El daño material causado por los ataques incendiarios —maquinarias, herramientas y cultivos— afecta directamente la economía local, que depende en gran medida de la agricultura y la forestación. Las pérdidas, aunque aún en evaluación, alcanzan cifras significativas, tensionando aún más las relaciones entre vecinos y autoridades.
Políticamente, la situación ha generado un debate intenso en el Congreso y dentro de los partidos políticos, con propuestas que van desde el aumento de recursos para seguridad y justicia, hasta iniciativas para avanzar en la autonomía y reconocimiento de los pueblos originarios.
Lo ocurrido en La Araucanía no es un episodio aislado ni circunstancial. La violencia rural es la manifestación visible de un conflicto largo y complejo, donde la ausencia de soluciones integrales ha permitido que la tragedia se repita.

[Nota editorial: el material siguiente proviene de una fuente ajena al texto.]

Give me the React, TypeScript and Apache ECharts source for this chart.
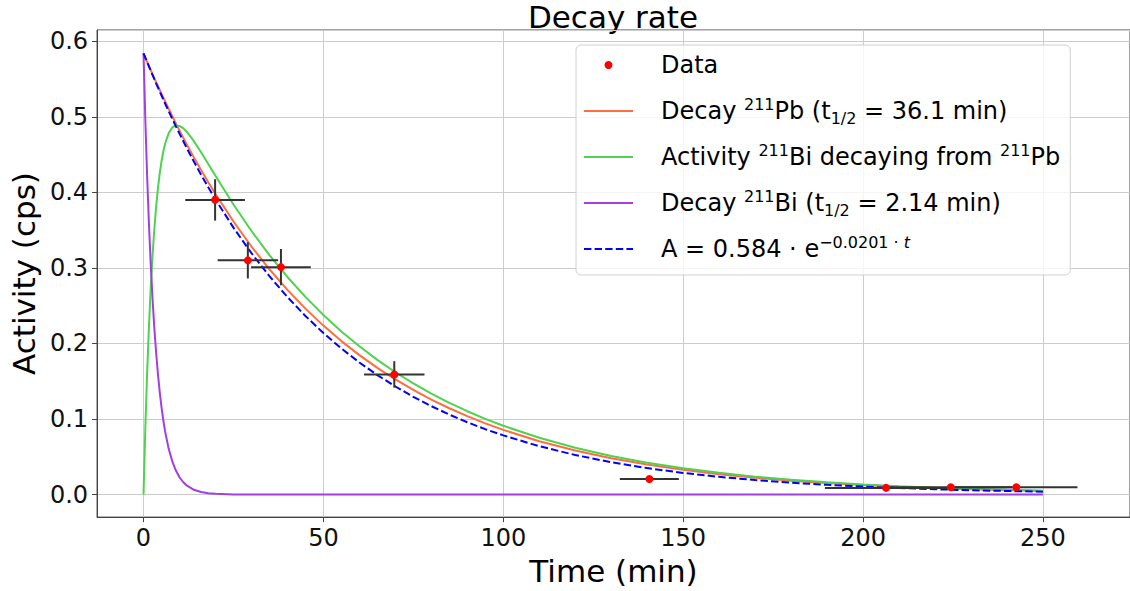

A la vez, la respuesta estatal basada en la seguridad y el control no ha logrado disminuir los ataques, generando cuestionamientos sobre la efectividad de las estrategias actuales.
Este escenario invita a la reflexión sobre la necesidad de una mirada que integre justicia, diálogo y desarrollo, para evitar que La Araucanía siga siendo un coliseo donde se enfrentan actores con heridas abiertas y sin un árbitro que conduzca hacia la paz.
Solo con un abordaje plural, que escuche y confronte las distintas perspectivas, será posible comenzar a desactivar esta tragedia que hoy duele a todos los chilenos.